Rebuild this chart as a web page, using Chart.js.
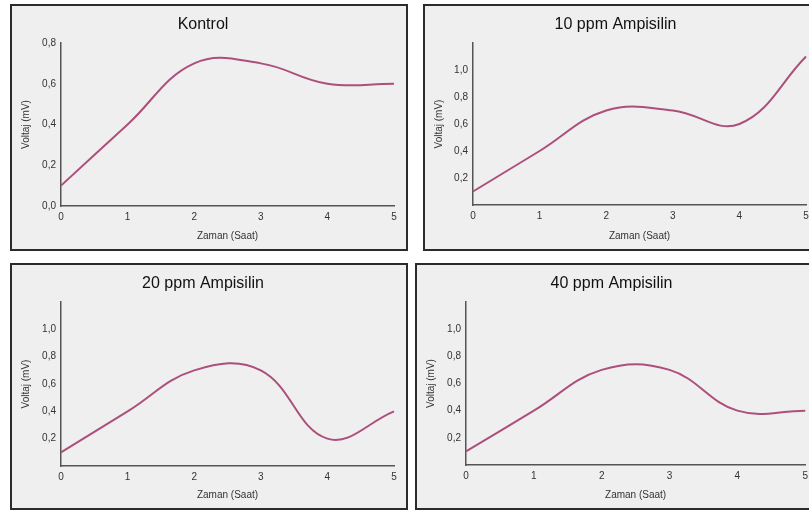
<!DOCTYPE html>
<html>
<head>
<meta charset="utf-8">
<script src="https://cdn.jsdelivr.net/npm/chart.js@4.4.1/dist/chart.umd.min.js"></script>
<style>
  html, body { margin: 0; padding: 0; background: #ffffff; }
  body { width: 809px; height: 510px; position: relative; overflow: hidden; }
  .panel { position: absolute; border: 2px solid #2b2b2b; background: #efefef; box-sizing: border-box; }
  .panel canvas { display: block; }
</style>
</head>
<body>
<div class="panel" id="p1" style="left:10px;top:4px;width:398px;height:247px"><canvas id="c1" width="394" height="243"></canvas></div>
<div class="panel" id="p2" style="left:423px;top:4px;width:394px;height:247px"><canvas id="c2" width="390" height="243"></canvas></div>
<div class="panel" id="p3" style="left:10px;top:263px;width:398px;height:247px"><canvas id="c3" width="394" height="243"></canvas></div>
<div class="panel" id="p4" style="left:415px;top:263px;width:400px;height:247px"><canvas id="c4" width="396" height="243"></canvas></div>
<script>
// ---- data ----
const categories = ['0', '1', '2', '3', '4', '5'];
const kontrol = [0.1, 0.4, 0.7, 0.7, 0.6, 0.6];
const ampisilin10 = [0.1, 0.4, 0.7, 0.7, 0.6, 1.1];
const ampisilin20 = [0.1, 0.4, 0.7, 0.7, 0.2, 0.4];
const ampisilin40 = [0.1, 0.4, 0.7, 0.7, 0.4, 0.4];
const titles = ['Kontrol', '10 ppm Ampisilin', '20 ppm Ampisilin', '40 ppm Ampisilin'];
const xTitle = 'Zaman (Saat)';
const yTitle = 'Voltaj (mV)';
const yMaxKontrol = 0.8;
const yMaxAmp = 1.2;

const FONT = '"Liberation Sans", Arial, sans-serif';
const LINE = '#ad4f7c';

function fmt(v) { return v.toFixed(1).replace('.', ','); }

function makeChart(id, title, data, yMax, hideEnds, layout) {
  const ctx = document.getElementById(id);
  return new Chart(ctx, {
    type: 'line',
    data: {
      labels: categories,
      datasets: [{
        data: data,
        borderColor: LINE,
        borderWidth: 2,
        pointRadius: 0,
        tension: 0.4,
        fill: false
      }]
    },
    options: {
      responsive: false,
      animation: false,
      events: [],
      layout: { padding: { left: 0, right: layout.right, top: 0, bottom: 0 } },
      plugins: {
        legend: { display: false },
        tooltip: { enabled: false },
        title: {
          display: true,
          text: title,
          color: '#111',
          font: { family: FONT, size: 16, weight: 'normal' },
          padding: { top: 9, bottom: layout.top - 9 - 19.2 }
        }
      },
      scales: {
        x: {
          offset: false,
          grid: { display: false, drawTicks: false },
          border: { display: true, color: '#555', width: 1.5 },
          ticks: { color: '#333', font: { family: FONT, size: 10 }, padding: 5, maxRotation: 0 },
          title: { display: true, text: xTitle, color: '#333', font: { family: FONT, size: 10 }, padding: { top: 0, bottom: 7 } },
          afterFit: (s) => { s.height = layout.xh; }
        },
        y: {
          min: 0,
          max: yMax,
          grid: { display: false, drawTicks: false },
          border: { display: true, color: '#555', width: 1.5 },
          ticks: {
            stepSize: 0.2,
            color: '#333',
            font: { family: FONT, size: 10 },
            padding: 5,
            callback: function (v) {
              const r = Math.round(v * 10) / 10;
              if (hideEnds && (r === 0 || Math.abs(r - yMax) < 1e-6)) return '';
              return fmt(r);
            }
          },
          title: { display: true, text: yTitle, color: '#333', font: { family: FONT, size: 10 }, padding: { top: 8, bottom: 0 } },
          afterFit: (s) => { s.width = layout.left; }
        }
      }
    }
  });
}

makeChart('c1', titles[0], kontrol, yMaxKontrol, false, { left: 49, right: 12, top: 37, xh: 43 });
makeChart('c2', titles[1], ampisilin10, yMaxAmp, true, { left: 48, right: 9, top: 37, xh: 44 });
makeChart('c3', titles[2], ampisilin20, yMaxAmp, true, { left: 49, right: 12, top: 37, xh: 42 });
makeChart('c4', titles[3], ampisilin40, yMaxAmp, true, { left: 49, right: 7, top: 37, xh: 43 });
</script>
</body>
</html>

**WHAT NEEDS TO BE DONE**
Omit every picture, then repeat the remaining data exactly as it appears above.

**CORRECT OUTPUT**
Rebuild this chart as a web page, using Chart.js.
<!DOCTYPE html>
<html>
<head>
<meta charset="utf-8">
<script src="https://cdn.jsdelivr.net/npm/chart.js@4.4.1/dist/chart.umd.min.js"></script>
<style>
  html, body { margin: 0; padding: 0; background: #ffffff; }
  body { width: 809px; height: 510px; position: relative; overflow: hidden; }
  .panel { position: absolute; border: 2px solid #2b2b2b; background: #efefef; box-sizing: border-box; }
  .panel canvas { display: block; }
</style>
</head>
<body>
<div class="panel" id="p1" style="left:10px;top:4px;width:398px;height:247px"><canvas id="c1" width="394" height="243"></canvas></div>
<div class="panel" id="p2" style="left:423px;top:4px;width:394px;height:247px"><canvas id="c2" width="390" height="243"></canvas></div>
<div class="panel" id="p3" style="left:10px;top:263px;width:398px;height:247px"><canvas id="c3" width="394" height="243"></canvas></div>
<div class="panel" id="p4" style="left:415px;top:263px;width:400px;height:247px"><canvas id="c4" width="396" height="243"></canvas></div>
<script>
// ---- data ----
const categories = ['0', '1', '2', '3', '4', '5'];
const kontrol = [0.1, 0.4, 0.7, 0.7, 0.6, 0.6];
const ampisilin10 = [0.1, 0.4, 0.7, 0.7, 0.6, 1.1];
const ampisilin20 = [0.1, 0.4, 0.7, 0.7, 0.2, 0.4];
const ampisilin40 = [0.1, 0.4, 0.7, 0.7, 0.4, 0.4];
const titles = ['Kontrol', '10 ppm Ampisilin', '20 ppm Ampisilin', '40 ppm Ampisilin'];
const xTitle = 'Zaman (Saat)';
const yTitle = 'Voltaj (mV)';
const yMaxKontrol = 0.8;
const yMaxAmp = 1.2;

const FONT = '"Liberation Sans", Arial, sans-serif';
const LINE = '#ad4f7c';

function fmt(v) { return v.toFixed(1).replace('.', ','); }

function makeChart(id, title, data, yMax, hideEnds, layout) {
  const ctx = document.getElementById(id);
  return new Chart(ctx, {
    type: 'line',
    data: {
      labels: categories,
      datasets: [{
        data: data,
        borderColor: LINE,
        borderWidth: 2,
        pointRadius: 0,
        tension: 0.4,
        fill: false
      }]
    },
    options: {
      responsive: false,
      animation: false,
      events: [],
      layout: { padding: { left: 0, right: layout.right, top: 0, bottom: 0 } },
      plugins: {
        legend: { display: false },
        tooltip: { enabled: false },
        title: {
          display: true,
          text: title,
          color: '#111',
          font: { family: FONT, size: 16, weight: 'normal' },
          padding: { top: 9, bottom: layout.top - 9 - 19.2 }
        }
      },
      scales: {
        x: {
          offset: false,
          grid: { display: false, drawTicks: false },
          border: { display: true, color: '#555', width: 1.5 },
          ticks: { color: '#333', font: { family: FONT, size: 10 }, padding: 5, maxRotation: 0 },
          title: { display: true, text: xTitle, color: '#333', font: { family: FONT, size: 10 }, padding: { top: 0, bottom: 7 } },
          afterFit: (s) => { s.height = layout.xh; }
        },
        y: {
          min: 0,
          max: yMax,
          grid: { display: false, drawTicks: false },
          border: { display: true, color: '#555', width: 1.5 },
          ticks: {
            stepSize: 0.2,
            color: '#333',
            font: { family: FONT, size: 10 },
            padding: 5,
            callback: function (v) {
              const r = Math.round(v * 10) / 10;
              if (hideEnds && (r === 0 || Math.abs(r - yMax) < 1e-6)) return '';
              return fmt(r);
            }
          },
          title: { display: true, text: yTitle, color: '#333', font: { family: FONT, size: 10 }, padding: { top: 8, bottom: 0 } },
          afterFit: (s) => { s.width = layout.left; }
        }
      }
    }
  });
}

makeChart('c1', titles[0], kontrol, yMaxKontrol, false, { left: 49, right: 12, top: 37, xh: 43 });
makeChart('c2', titles[1], ampisilin10, yMaxAmp, true, { left: 48, right: 9, top: 37, xh: 44 });
makeChart('c3', titles[2], ampisilin20, yMaxAmp, true, { left: 49, right: 12, top: 37, xh: 42 });
makeChart('c4', titles[3], ampisilin40, yMaxAmp, true, { left: 49, right: 7, top: 37, xh: 43 });
</script>
</body>
</html>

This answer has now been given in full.